With all the rumors about Joe Bastianich and Eataly L.A. last week, we thought it a fine time to check in on Bastianich's latest book, Grandi Vini: An Opinionated Tour of Italy's 89 Finest Wines.
Bastianich is, as the book's press release reminds us, "co-owner of twenty [mostly Italian] restaurants, an Italian wine producer with three vineyards in Italy, as well as partner in Eataly New York, the groundbreaking [Italian] artisanal food and wine marketplace." All good reasons this book should stink of wine funk self promotion, as in theory, the more the American public learns to appreciate (and purchase) Italian wine, the more Bastianich's restaurants, wineries and retail outlets benefit.
Fortunately, he takes more of a generalist's storytelling approach -- yes, cult wines like Ornellaia's Masseto are profiled, but more broadly, not a specific vintage -- that feels more like Bastianich is celebrating wineries he truly admires (many with hundreds of years of history behind them), rather than padding his own pockets. It is indeed a solid book, even if we take issue with some wineries left out of his "finest wines" title. Turn the page for more.

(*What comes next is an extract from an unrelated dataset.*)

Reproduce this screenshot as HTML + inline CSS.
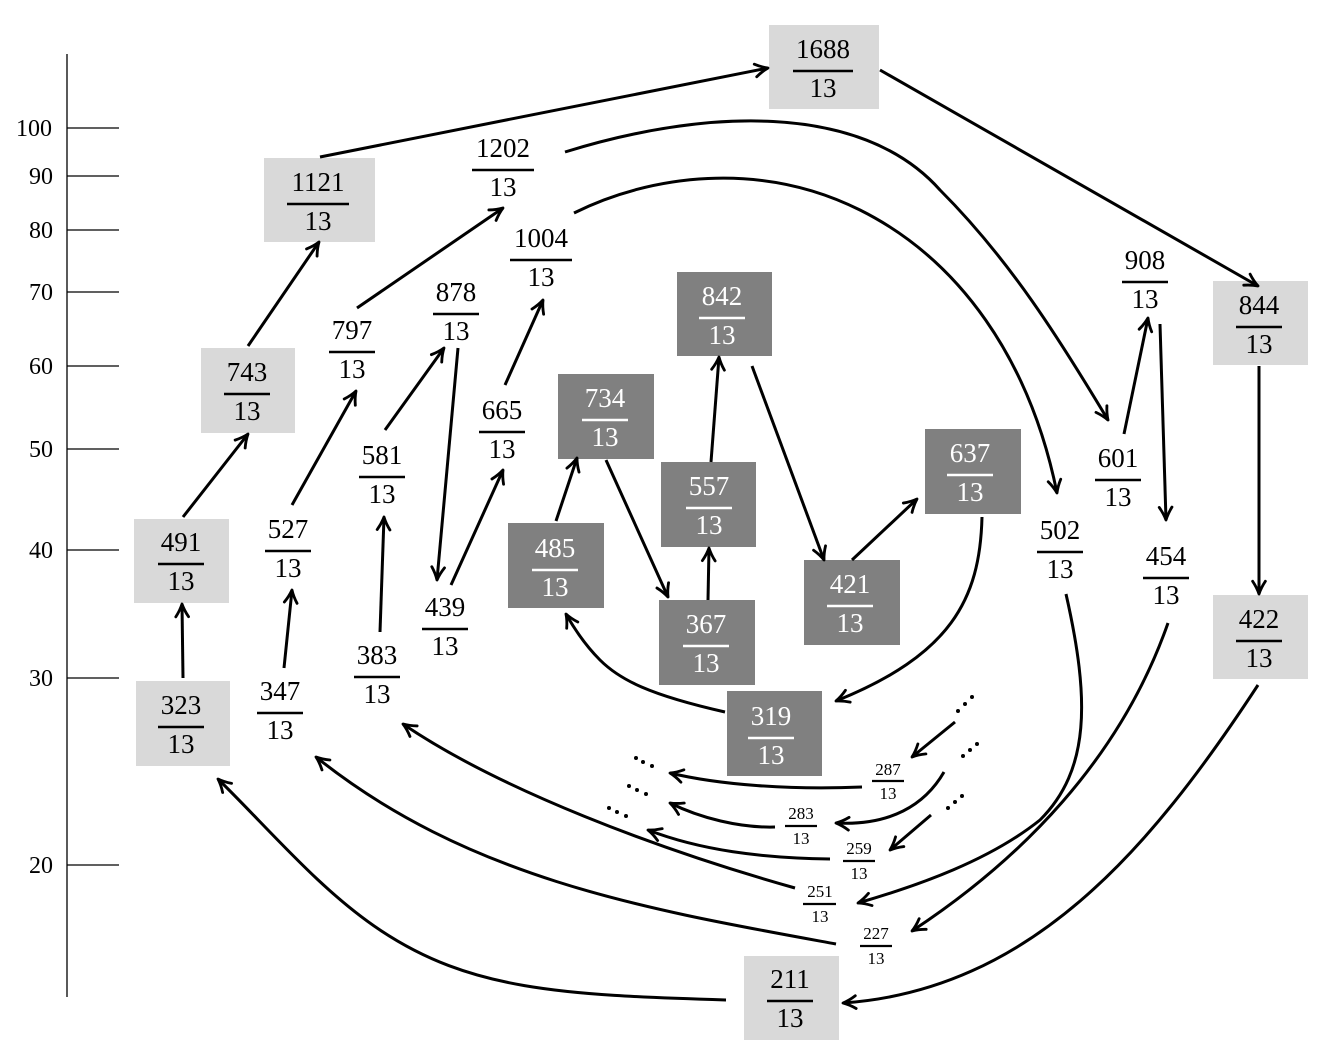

This is not Bastianich's first Italian wine book. Several years ago he wrote Vino Italiano: The Regional Wines of Italy with co-author David Lynch, a massive and remarkable guidebook to the wines of Italy, covering grape varietals, growing regions, several hundred wine producers, and a handful of corresponding regional recipes thrown in the mix. Following that, not surprisingly, was the pocket guide Vino Italiano Buying Guide, touted as "the ultimate quick reference to the great wines of Italy." Translation: How to fill your wine fridge with Italian wine.
Which gets us to Grandi Vini. As the subtitle makes clear, this is Bastianich's more "opinionated" -- and therefore compact -- version of that first comprehensive Italian wine guide. In that sense, it's interesting to read through his top picks by region, like a Brunello di Montalcino from La Cerbaiola di Giulio Salvioni (p.22).
But what's more interesting than those specific wines is his stories about the winemakers and wineries. He introduces that Brunello di Montalcino not with discussions of the wine itself, but by saying that Salvioni "has an eruptive personality... a typical Tuscan, genuine and exuberant, never timid about sharing his ideas or convictions." Each wine entry is more of a short story, really, delving into the individual(s) behind the wine, the history of the region and specific winery, growing conditions and techniques, and the wine's place in the Italian, and sometimes stateside, market.
It's all followed by a refreshingly brief -- for a wine criticism book at least -- personal assessment of that particular Brunello in such general terms, you quickly forget that "an opinionated tour" is even part of the subtitle. Rather than telling us he prefers a certain vintage, Bastianich sums up his essay on the people, places and grapes behind the bottle with a few simple sentences such as this: "In the top vintages, the Cerbaiola Brunello is strong and structured, rich in tannins and pulp... the finish is long and persistent."
Ultimately, the stories Bastianich tells about the winemakers themselves is what is interesting in Grandi Vini, not which 89 wines he chose as his top picks. They actually serve more to raise the question of why some wines/wineries were left off that list, as Italy's wine making greats are expansive. There's very little mention, say, of the Frescobaldis, and equally powerful, longstanding family wine dynasty as the Antinoris, other than in that Ornellaia Masseto mention, as the wine was an Antinori venture that was later taken over by the Frescobaldis in partnership with the Mondavis. Great. But how about a little more on the Frescobaldis? They certainly have a fascinating, and at times tumultuous, history, which seems right up Bastianich's storytelling alley. The obvious answer, to us at least, is this book would then become Vino Italiano all over again, and well, he's already written the pocket guide to that, so there's got to be a new angle.
No matter, as this is truly a great book, a peek inside the mind of a passionate Italian wine lover and the winemakers he most admires. Besides, we get a kick out of knowing that his mother, Lidia, wrote a blurb on the book's back jacket. It's somehow both hilarious and endearing at the same time, and we give her major biscotti points for starting out by noting: "It is difficult to be objective when talking about one's offspring..." And then, of course, she goes on to praise her son unequivocally. We'll drink a glass of Mormoreto to that.